During a panel debate with the presidents of the two other “early bird” schemes, she said: “Occasionally the process to get the transition over the line was very tense, and went in a way that we didn’t quite appreciate. This needs to be handled differently in the future.”
At the start of this year, Teunissen told Pensioen Pro she had “many very difficult discussions” with DNB in the months prior to PWRI’s transition.
The criticism from the sector that DNB received over the past year makes Salden “actually quite happy” with the 5.7-mark.
“Together, we are still involved in a learning process. If you look at the complexity of the transition, I think receiving a 5.7 gives hope for the future. I hope we can look back at a higher mark next year,” she said.
DNB introduces AI tool ChatDNB
DNB recently started using its own AI tool, dubbed ChatDNB, to help it assess the troves of documents submitted by pension funds that want to make the transition to a DC arrangement.
The tool is based on OpenAI’s language model ChatGPT.

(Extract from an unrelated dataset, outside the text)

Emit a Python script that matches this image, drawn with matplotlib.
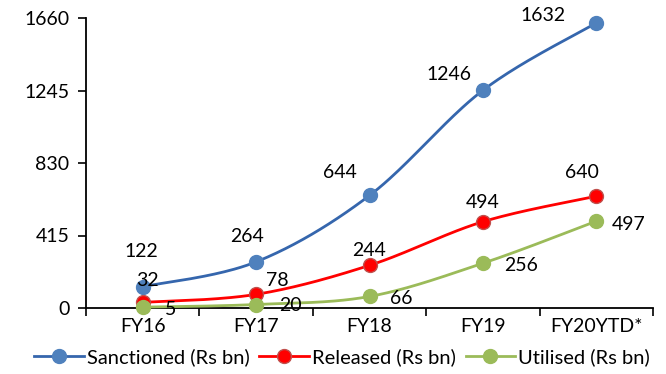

With the deployment of AI, DNB wants to speed up the assessments of transition files. This is necessary because the speed at which files are processed needs to at least double, according to DNB’s head of pension fund supervision Jochem Dijckmeester.
“Our response time remains six months, but we are now going to talk to dozens of funds at the same time,” he said.
As of next year, 53 funds are scheduled to move to a new DC arrangement, according to a recent survey by consultancy Eraneos, compared to just three funds so far.
Supervision director Salden spoke, however, of “at least 40 funds”, ostensibly taking into account the possibility that many funds will (again) postpone their transition.